Since the US emerged from isolationism around the turn of the twentieth century, we have sought, in foreign affairs, to balance the defense of our interests with the promotion of our ideology – Jeffersonian liberal democracy. Thus we fought World War I to make the world safe for democracy, and World War II to preserve the Four Freedoms. We endured the cold war because we considered our country the leader of the Free World.
While engaged in these idealistic pursuits, we managed to knock off countries with violent global ambitions, and regimes which vowed to bury our way of life. We made the world safe for us.
Safety was very much uppermost following 9/11, and the desire to attain it led to wars in Afghanistan and Iraq. After the failure to find weapons of mass destruction in Iraq, however, President Bush performed an astonishing pivot: he denied any tension between promoting democracy and America’s material interests, and inaugurated a fiercely ideological freedom policy.
His words reverberated in the Arab Spring and a number of “color” revolutions. But almost immediately President Bush’s actions parted ways with his language. When push came to shove, he settled for marriages of convenience with friendly autocrats like Hosni Mubarak of Egypt and Pervez Musharraf of Pakistan, over more democratic but less reliable alternatives. Safety remained true north to the end of the last administration, even when paid for in the coin of our ideals.
In an inexplicable manner, President Bush has become the true north of President Obama’s foreign policy. Everything done by the former president must now be undone. More, it is clear that the new foreign policy team considers President Bush to have been an extreme, but not atypical, example of America’s lawlessness and arrogance toward the world. The reset button aims to delete not just the last eight years but the last century.
According to Robert Kagan in this fascinating piece, President Obama believes that the fundamental interests of all nations are not inevitably in conflict.
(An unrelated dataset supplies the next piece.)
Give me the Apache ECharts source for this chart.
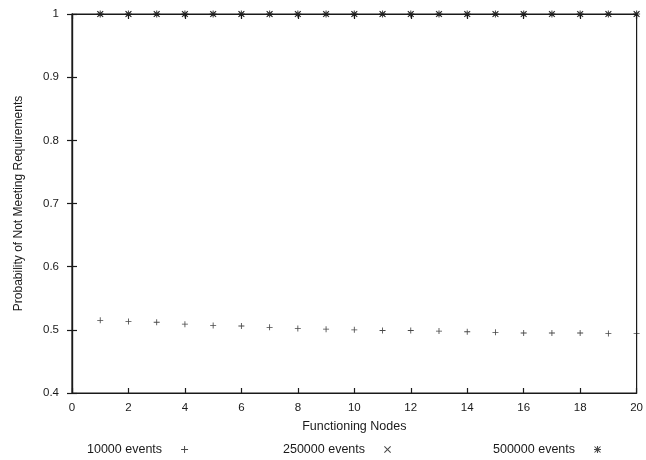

Thus there is no need for an American president aggressively to defend America’s interests. He also believes that the way to global consensus is to make a show of our respect for every nation’s history, culture, and political arrangements. Thus the propagation of Jeffersonian democracy is utterly counterproductive.
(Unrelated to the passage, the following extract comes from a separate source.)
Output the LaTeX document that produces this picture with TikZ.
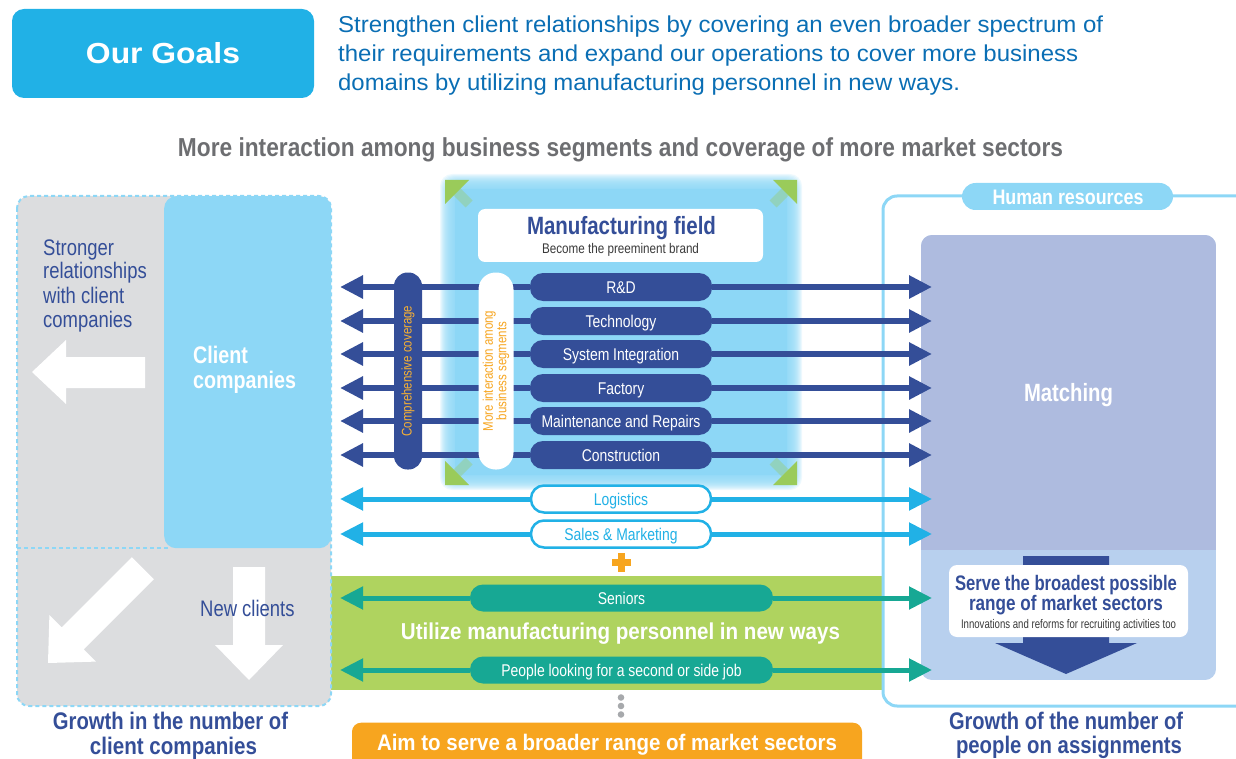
\documentclass[tikz,border=0pt]{standalone}
\usepackage{fontspec}
\usepackage{graphicx}
\setmainfont{Liberation Sans}
\newfontfamily\cnd[FakeStretch=0.82]{Liberation Sans}
\usetikzlibrary{arrows.meta}
\definecolor{sky}{HTML}{21B1E6}
\definecolor{lblue}{HTML}{8DD7F6}
\definecolor{navy}{HTML}{344E98}
\definecolor{goalblue}{HTML}{0A6EB4}
\definecolor{tgray}{HTML}{6D6E71}
\definecolor{boxgray}{HTML}{DCDDDF}
\definecolor{lgreen}{HTML}{AFD35F}
\definecolor{tealc}{HTML}{17A894}
\definecolor{orng}{HTML}{F7A51F}
\definecolor{yorng}{HTML}{F8B133}
\definecolor{lav}{HTML}{AEBBDF}
\definecolor{lmatch}{HTML}{B8D0EE}
\definecolor{gcol}{HTML}{9ACB5A}
\definecolor{dgray}{HTML}{3A3A3A}
\definecolor{dotgray}{HTML}{A7A9AC}
\newcommand\fw[2]{\resizebox{#1pt}{\height}{#2}}
\newcommand\fsz[2]{\fontsize{#1}{#2}\selectfont}
\pgfdeclarelayer{back}
\pgfdeclarelayer{mid}
\pgfsetlayers{back,mid,main}
\tikzset{
  tipend/.style={-{Triangle[length=23pt,width=22pt]}},
  navyarr/.style={tipend, draw=navy, line width=6pt},
  skyarr/.style={tipend, draw=sky, line width=5pt},
  tealarr/.style={tipend, draw=tealc, line width=5pt},
  pill/.style={rounded corners=13pt, inner sep=0pt, minimum height=28pt, text height=12pt, text depth=0pt, font=\cnd\fsz{17}{20}},
  seg/.style={pill, fill=navy, text=white, minimum width=182pt},
  segw/.style={pill, fill=white, draw=sky, line width=2.5pt, text=sky, minimum width=180pt, minimum height=27pt},
  segt/.style={pill, fill=tealc, text=white, minimum width=303pt, minimum height=27pt},
  headw/.style={text=white, inner sep=0pt, anchor=base},
  headn/.style={text=navy, inner sep=0pt, anchor=base},
  wtxt/.style={text=navy, font=\cnd\fsz{22.5}{24}, inner sep=0pt, anchor=base west},
}
\begin{document}
\begin{tikzpicture}[x=1pt,y=-1pt]
\useasboundingbox (0,0) rectangle (1236,759);
\begin{pgfonlayer}{back}
 % glow of manufacturing field
 \foreach \d in {-4,...,10}{\fill[lblue,opacity=0.15,rounded corners=12pt] ({450-\d},{184-\d}) rectangle ({792+\d},{480+\d});}
 \fill[lblue, rounded corners=6pt] (455,189) rectangle (787,475);
 \foreach \cx/\cy/\sx/\sy in {445/180/1/1, 797/180/-1/1, 445/485/1/-1, 797/485/-1/-1}{
  \begin{scope}[shift={(\cx,\cy)}, xscale=\sx, yscale=\sy]
   \fill[gcol, opacity=0.35] (11.5,4.5) -- (27.5,20.5) -- (20.5,27.5) -- (4.5,11.5) -- cycle;
   \fill[gcol] (0,0) -- (24,0) -- (0,24) -- cycle;
  \end{scope}}
 % green band
 \fill[lgreen] (331,575.5) rectangle (883,689.5);
 % human resources frame
 \draw[lblue, line width=3pt, rounded corners=14pt] (1240,196) -| (883,706) -- (1240,706);
 % matching box
 \begin{scope}
  \clip[rounded corners=11pt] (921,235) rectangle (1216,680);
  \fill[lmatch] (921,235) rectangle (1216,680);
  \fill[lav] (921,235) rectangle (1216,550);
 \end{scope}
 % gray dashed box
 \filldraw[fill=boxgray, draw=lblue, line width=2pt, dash pattern=on 4pt off 3pt, rounded corners=12pt] (17,196) rectangle (331,706);
 \draw[lblue, line width=2pt, dash pattern=on 4pt off 3pt] (17,548) -- (170,548);
 % white arrows
 \fill[white] (32,372) -- (66,340) -- (66,357) -- (145,357) -- (145,388) -- (66,388) -- (66,404) -- cycle;
 \fill[white] (249,680) -- (215,645) -- (233,645) -- (233,567) -- (265,567) -- (265,645) -- (283,645) -- cycle;
 \fill[white] (48,663) -- (49.4,615) -- (61.7,627.3) -- (131.8,557.2) -- (153.8,579.2) -- (83.7,649.3) -- (96,661.6) -- cycle;
\end{pgfonlayer}

% Our goals
\node[fill=sky, rounded corners=12pt, minimum width=302pt, minimum height=89pt, inner sep=0pt, text=white, font=\bfseries\fsz{29}{29}] (goals) at (163,53.5) {\fw{154}{Our Goals}};
\node[anchor=base west, inner sep=0pt, text=goalblue, font=\fsz{23}{23}] (g1) at (338,33) {\fw{765}{Strengthen client relationships by covering an even broader spectrum of}};
\node[anchor=base west, inner sep=0pt, text=goalblue, font=\fsz{23}{23}] (g2) at (338,62) {\fw{740}{their requirements and expand our operations to cover more business}};
\node[anchor=base west, inner sep=0pt, text=goalblue, font=\fsz{23}{23}] (g3) at (338,91) {\fw{622}{domains by utilizing manufacturing personnel in new ways.}};
\node[anchor=base, inner sep=0pt, text=tgray, font=\cnd\bfseries\fsz{26}{26}] (title) at (620.5,157) {\fw{885}{More interaction among business segments and coverage of more market sectors}};

% left side
\node[wtxt] (st1) at (43,255) {Stronger};
\node[wtxt] (st2) at (43,279) {relationships};
\node[wtxt] (st3) at (43,303) {with client};
\node[wtxt] (st4) at (43,327) {companies};
\node[fill=lblue, rounded corners=12pt, minimum width=167pt, minimum height=352pt, inner sep=0pt, anchor=north west] (client) at (164,196) {};
\node[headw, anchor=base west, font=\cnd\bfseries\fsz{24}{24}] (cl1) at (193,363) {Client};
\node[headw, anchor=base west, font=\cnd\bfseries\fsz{24}{24}] (cl2) at (193,388) {companies};
\node[wtxt] (nc) at (200,616) {New clients};
\node[headn, font=\cnd\bfseries\fsz{24}{24}] (gl1) at (170.5,729.5) {\fw{235}{Growth in the number of}};
\node[headn, font=\cnd\bfseries\fsz{24}{24}] (gl2) at (173.5,754) {\fw{167}{client companies}};

% manufacturing field
\node[fill=white, rounded corners=7pt, minimum width=285pt, minimum height=53pt, inner sep=0pt] (mf) at (620.5,235.5) {};
\node[headn, font=\cnd\bfseries\fsz{25}{25}] (mft) at (621.5,235) {\fw{189}{Manufacturing field}};
\node[anchor=base, inner sep=0pt, text=dgray, font=\cnd\fsz{14}{14}] (mfs) at (620.5,254) {\fw{157}{Become the preeminent brand}};
\node[rotate=90, fill=navy, rounded corners=13.5pt, minimum width=197pt, minimum height=28pt, inner sep=0pt, text=yorng, font=\cnd\fsz{14}{14}] (comp) at (408,371) {Comprehensive coverage};
\node[rotate=90, fill=white, rounded corners=17pt, minimum width=197pt, minimum height=35pt, inner sep=0pt, align=center, text=orng, font=\cnd\fsz{14}{13.5}] (inter) at (496,371) {More interaction among\\business segments};

% row end points
\foreach \i/\y in {1/287,2/321,3/354,4/388,5/421,6/455,7/499,8/534,9/598,10/670}{
  \coordinate (l\i) at (340,\y);
  \coordinate (r\i) at (932,\y);}

\node[seg] (s1) at (621,287) {R\&D};
\node[seg] (s2) at (621,321) {Technology};
\node[seg] (s3) at (621,354) {System Integration};
\node[seg] (s4) at (621,388) {Factory};
\node[seg] (s5) at (621,421) {Maintenance and Repairs};
\node[seg] (s6) at (621,455) {Construction};
\node[segw] (s7) at (621,499) {Logistics};
\node[segw] (s8) at (621,534) {Sales \& Marketing};
\node[segt] (s9) at (621.5,598) {Seniors};
\node[segt] (s10) at (621.5,670) {People looking for a second or side job};

\begin{pgfonlayer}{mid}
 \foreach \i in {1,...,6}{\draw[navyarr] (s\i.west) -- (l\i); \draw[navyarr] (s\i.east) -- (r\i);}
 \foreach \i in {7,8}{\draw[skyarr] (s\i.west) -- (l\i); \draw[skyarr] (s\i.east) -- (r\i);}
 \foreach \i in {9,10}{\draw[tealarr] (s\i.west) -- (l\i); \draw[tealarr] (s\i.east) -- (r\i);}
\end{pgfonlayer}

% plus, new ways, dots, aim
\fill[orng] (611.5,559) rectangle (630.5,566);
\fill[orng] (617.5,553) rectangle (624.5,572);
\node[headw, font=\cnd\bfseries\fsz{23}{23}] (util) at (620.5,639.5) {\fw{439}{Utilize manufacturing personnel in new ways}};
\foreach \y in {697.5,706,714.5}{\fill[dotgray] (621,\y) circle (3.3);}
\node[fill=orng, rounded corners=9pt, minimum width=510pt, minimum height=50pt, inner sep=0pt, anchor=north] (aim) at (607,722.5) {};
\node[headw, font=\cnd\bfseries\fsz{22.5}{22.5}] (aimt) at (607,750) {\fw{460}{Aim to serve a broader range of market sectors}};

% right side
\node[fill=lblue, rounded corners=13.5pt, minimum width=211pt, minimum height=27pt, inner sep=0pt] (hr) at (1067.5,196.5) {};
\node[headw, font=\cnd\bfseries\fsz{21}{21}] (hrt) at (1068,205) {\fw{151}{Human resources}};
\node[headw, font=\cnd\bfseries\fsz{25}{25}] (match) at (1068.5,401) {\fw{89}{Matching}};
\fill[navy] (1023,556) -- (1109,556) -- (1109,643) -- (1137,643) -- (1066,674) -- (995,643) -- (1023,643) -- cycle;
\node[fill=white, rounded corners=8pt, minimum width=239pt, minimum height=72pt, inner sep=0pt] (serve) at (1068.5,601) {};
\node[headn, font=\cnd\bfseries\fsz{21}{21}] (sv1) at (1066,590) {\fw{222}{Serve the broadest possible}};
\node[headn, font=\cnd\bfseries\fsz{21}{21}] (sv2) at (1066,610) {\fw{194}{range of market sectors}};
\node[anchor=base, inner sep=0pt, text=dgray, font=\cnd\fsz{12.5}{12.5}] (sv3) at (1068.5,628) {\fw{215}{Innovations and reforms for recruiting activities too}};
\node[headn, font=\cnd\bfseries\fsz{24}{24}] (gr1) at (1066,729) {\fw{234}{Growth of the number of}};
\node[headn, font=\cnd\bfseries\fsz{24}{24}] (gr2) at (1069,753.5) {\fw{226}{people on assignments}};
\end{tikzpicture}
\end{document}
Without much reflection, President Obama has toppled the two great pillars in the temple of American foreign policy. On the ruins of this stately edifice, he expects to see a “new international architecture” arise, built on a breath-taking leap of faith.
The president believes that the key aspect of our relations with the world is the world’s loathing of our self-interested, insensitive behavior. Hence the need for a global reset. He is betting – in Kagan’s words – that a “tilt toward former adversaries” will demonstrate to an angry world that “America is now different. It is better. It is no longer choosing sides. And, therefore, it is time for other nations to cooperate.”
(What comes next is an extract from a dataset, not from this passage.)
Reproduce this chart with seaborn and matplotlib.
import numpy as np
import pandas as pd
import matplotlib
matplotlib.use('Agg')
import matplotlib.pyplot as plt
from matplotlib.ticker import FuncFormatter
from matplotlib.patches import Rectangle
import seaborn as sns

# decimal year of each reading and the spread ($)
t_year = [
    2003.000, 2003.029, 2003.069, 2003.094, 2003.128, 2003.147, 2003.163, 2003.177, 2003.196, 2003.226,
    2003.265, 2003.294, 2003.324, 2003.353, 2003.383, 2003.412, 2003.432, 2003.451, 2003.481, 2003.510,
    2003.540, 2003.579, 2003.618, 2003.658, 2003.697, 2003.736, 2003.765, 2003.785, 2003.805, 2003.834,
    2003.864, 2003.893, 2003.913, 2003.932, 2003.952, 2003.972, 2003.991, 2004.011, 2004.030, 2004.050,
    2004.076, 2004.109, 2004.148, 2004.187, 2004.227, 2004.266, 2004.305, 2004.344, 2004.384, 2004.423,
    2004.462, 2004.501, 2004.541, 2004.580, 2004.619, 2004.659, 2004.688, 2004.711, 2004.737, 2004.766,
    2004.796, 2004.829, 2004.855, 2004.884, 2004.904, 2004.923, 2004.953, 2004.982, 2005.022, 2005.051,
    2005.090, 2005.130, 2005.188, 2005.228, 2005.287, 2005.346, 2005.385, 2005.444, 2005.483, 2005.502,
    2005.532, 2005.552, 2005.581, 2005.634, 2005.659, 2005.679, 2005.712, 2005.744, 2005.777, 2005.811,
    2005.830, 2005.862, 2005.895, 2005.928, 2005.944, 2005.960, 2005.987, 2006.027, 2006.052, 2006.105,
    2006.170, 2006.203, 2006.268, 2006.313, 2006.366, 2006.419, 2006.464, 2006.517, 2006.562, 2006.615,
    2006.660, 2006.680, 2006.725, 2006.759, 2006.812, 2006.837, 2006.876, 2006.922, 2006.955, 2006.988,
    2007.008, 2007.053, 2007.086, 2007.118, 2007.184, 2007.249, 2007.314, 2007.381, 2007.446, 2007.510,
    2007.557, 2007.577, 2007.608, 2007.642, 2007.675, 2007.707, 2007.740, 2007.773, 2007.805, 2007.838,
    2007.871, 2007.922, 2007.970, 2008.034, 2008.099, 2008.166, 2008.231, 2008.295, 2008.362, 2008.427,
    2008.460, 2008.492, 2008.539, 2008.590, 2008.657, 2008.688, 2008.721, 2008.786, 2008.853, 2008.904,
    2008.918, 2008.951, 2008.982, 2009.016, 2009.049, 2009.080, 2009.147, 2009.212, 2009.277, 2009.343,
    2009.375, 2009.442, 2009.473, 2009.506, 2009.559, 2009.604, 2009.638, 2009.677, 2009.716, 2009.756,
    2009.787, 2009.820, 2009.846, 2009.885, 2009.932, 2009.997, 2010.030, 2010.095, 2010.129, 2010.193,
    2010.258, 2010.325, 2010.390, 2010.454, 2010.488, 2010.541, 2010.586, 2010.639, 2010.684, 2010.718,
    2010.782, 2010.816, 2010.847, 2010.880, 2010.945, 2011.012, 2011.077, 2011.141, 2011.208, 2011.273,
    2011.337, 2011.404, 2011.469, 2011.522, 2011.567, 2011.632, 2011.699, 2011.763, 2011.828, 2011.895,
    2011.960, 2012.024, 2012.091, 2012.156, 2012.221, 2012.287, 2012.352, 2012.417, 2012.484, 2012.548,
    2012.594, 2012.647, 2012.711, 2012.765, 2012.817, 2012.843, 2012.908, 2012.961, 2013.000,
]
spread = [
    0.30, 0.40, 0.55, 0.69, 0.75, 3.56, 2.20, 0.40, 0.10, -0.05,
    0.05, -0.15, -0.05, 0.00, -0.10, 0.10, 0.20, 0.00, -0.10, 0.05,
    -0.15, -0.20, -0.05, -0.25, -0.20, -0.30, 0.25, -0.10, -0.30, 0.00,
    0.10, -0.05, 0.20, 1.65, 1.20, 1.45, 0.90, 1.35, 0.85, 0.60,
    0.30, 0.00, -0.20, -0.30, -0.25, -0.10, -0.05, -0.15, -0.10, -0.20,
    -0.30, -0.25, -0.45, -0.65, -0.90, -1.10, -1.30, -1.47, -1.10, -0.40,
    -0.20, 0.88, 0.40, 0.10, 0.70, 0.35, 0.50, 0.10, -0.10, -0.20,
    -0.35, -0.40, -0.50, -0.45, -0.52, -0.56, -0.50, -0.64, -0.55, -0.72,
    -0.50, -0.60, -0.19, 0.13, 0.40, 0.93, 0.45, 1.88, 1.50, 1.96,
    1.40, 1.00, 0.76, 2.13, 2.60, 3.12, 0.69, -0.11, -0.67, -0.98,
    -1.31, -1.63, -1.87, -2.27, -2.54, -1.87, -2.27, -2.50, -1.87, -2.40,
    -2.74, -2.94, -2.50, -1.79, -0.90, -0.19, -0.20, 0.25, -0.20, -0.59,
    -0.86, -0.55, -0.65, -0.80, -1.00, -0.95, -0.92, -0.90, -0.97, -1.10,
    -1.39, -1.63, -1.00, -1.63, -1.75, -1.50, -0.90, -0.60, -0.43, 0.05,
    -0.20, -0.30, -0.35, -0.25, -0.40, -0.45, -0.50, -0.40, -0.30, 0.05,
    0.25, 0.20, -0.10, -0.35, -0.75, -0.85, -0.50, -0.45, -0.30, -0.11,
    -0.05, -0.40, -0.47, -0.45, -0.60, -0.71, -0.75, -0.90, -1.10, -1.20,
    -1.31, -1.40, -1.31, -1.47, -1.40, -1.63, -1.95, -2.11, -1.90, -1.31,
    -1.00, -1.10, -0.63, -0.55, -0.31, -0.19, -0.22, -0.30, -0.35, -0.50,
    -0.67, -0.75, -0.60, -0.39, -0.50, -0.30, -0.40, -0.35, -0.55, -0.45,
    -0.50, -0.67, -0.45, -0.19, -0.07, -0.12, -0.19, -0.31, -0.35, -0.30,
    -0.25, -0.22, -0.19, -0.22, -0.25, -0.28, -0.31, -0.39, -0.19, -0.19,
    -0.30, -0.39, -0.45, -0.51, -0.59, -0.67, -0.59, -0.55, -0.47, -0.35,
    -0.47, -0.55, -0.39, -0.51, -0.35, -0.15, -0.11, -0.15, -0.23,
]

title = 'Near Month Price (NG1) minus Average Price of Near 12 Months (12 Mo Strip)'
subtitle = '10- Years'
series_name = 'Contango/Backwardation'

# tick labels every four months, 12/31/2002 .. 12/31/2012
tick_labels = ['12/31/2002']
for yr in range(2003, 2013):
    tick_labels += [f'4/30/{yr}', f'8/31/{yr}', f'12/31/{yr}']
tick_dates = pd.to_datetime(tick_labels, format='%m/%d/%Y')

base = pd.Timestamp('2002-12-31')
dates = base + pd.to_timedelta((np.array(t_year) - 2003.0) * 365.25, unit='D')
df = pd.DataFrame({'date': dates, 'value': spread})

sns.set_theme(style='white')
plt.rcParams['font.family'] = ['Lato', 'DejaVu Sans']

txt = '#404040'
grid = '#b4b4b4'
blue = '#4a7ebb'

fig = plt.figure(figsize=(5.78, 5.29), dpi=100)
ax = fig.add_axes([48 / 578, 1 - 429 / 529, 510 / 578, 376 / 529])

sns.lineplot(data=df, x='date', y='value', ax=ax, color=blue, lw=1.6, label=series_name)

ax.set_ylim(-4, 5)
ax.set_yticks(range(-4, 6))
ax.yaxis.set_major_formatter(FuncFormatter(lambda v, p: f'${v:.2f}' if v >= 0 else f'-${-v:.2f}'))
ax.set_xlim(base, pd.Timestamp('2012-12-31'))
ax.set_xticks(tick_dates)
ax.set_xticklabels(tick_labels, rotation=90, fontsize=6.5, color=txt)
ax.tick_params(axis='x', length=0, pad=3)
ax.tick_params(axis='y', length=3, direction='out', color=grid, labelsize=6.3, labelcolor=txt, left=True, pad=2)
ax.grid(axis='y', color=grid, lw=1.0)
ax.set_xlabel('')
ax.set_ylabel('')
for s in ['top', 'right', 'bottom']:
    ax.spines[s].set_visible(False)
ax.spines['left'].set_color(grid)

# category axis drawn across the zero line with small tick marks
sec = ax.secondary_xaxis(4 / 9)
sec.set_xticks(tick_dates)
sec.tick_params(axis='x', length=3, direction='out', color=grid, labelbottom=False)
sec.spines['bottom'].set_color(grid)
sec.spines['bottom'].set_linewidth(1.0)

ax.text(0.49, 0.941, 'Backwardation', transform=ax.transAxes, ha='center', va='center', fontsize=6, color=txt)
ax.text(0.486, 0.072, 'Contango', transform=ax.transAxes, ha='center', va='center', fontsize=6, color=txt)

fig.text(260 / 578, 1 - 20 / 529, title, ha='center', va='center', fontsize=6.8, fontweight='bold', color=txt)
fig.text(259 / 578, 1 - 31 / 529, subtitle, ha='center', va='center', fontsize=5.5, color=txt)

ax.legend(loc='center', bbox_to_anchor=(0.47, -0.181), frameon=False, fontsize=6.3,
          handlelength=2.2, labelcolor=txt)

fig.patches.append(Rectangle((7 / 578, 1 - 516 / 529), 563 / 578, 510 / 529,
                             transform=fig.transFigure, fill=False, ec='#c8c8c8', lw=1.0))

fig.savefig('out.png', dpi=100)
Obama believes that his own story is a powerful foreign policy tool in this regard, that drawing attention to what makes him different, not only from Bush but from all past American presidents, will lead the world to take a fresh look at America and its policies and make new diplomatic settlements possible. He hopes that by displaying earnestness to change American practices, he can build an image of greater moral purity, and that this in turn will produce diplomatic triumphs that have hitherto eluded us.
Kagan notes that the last president to try this approach was Wilson, who ended badly. I’m more inclined to agree with President Obama’s self-image as a man with few precursors; if I were to find an exception, it would be in Jimmy Carter’s belief that his sincerity could trump history. He ended worse.
American foreign policy has always assumed that the interests of great nations often collide, and that the instruments of American power – including the allure of Jeffersonian democracy– are necessary to defend our national interest in such moments of conflict.
This appears self-evident. Once deleted, we are in for a bumpy ride.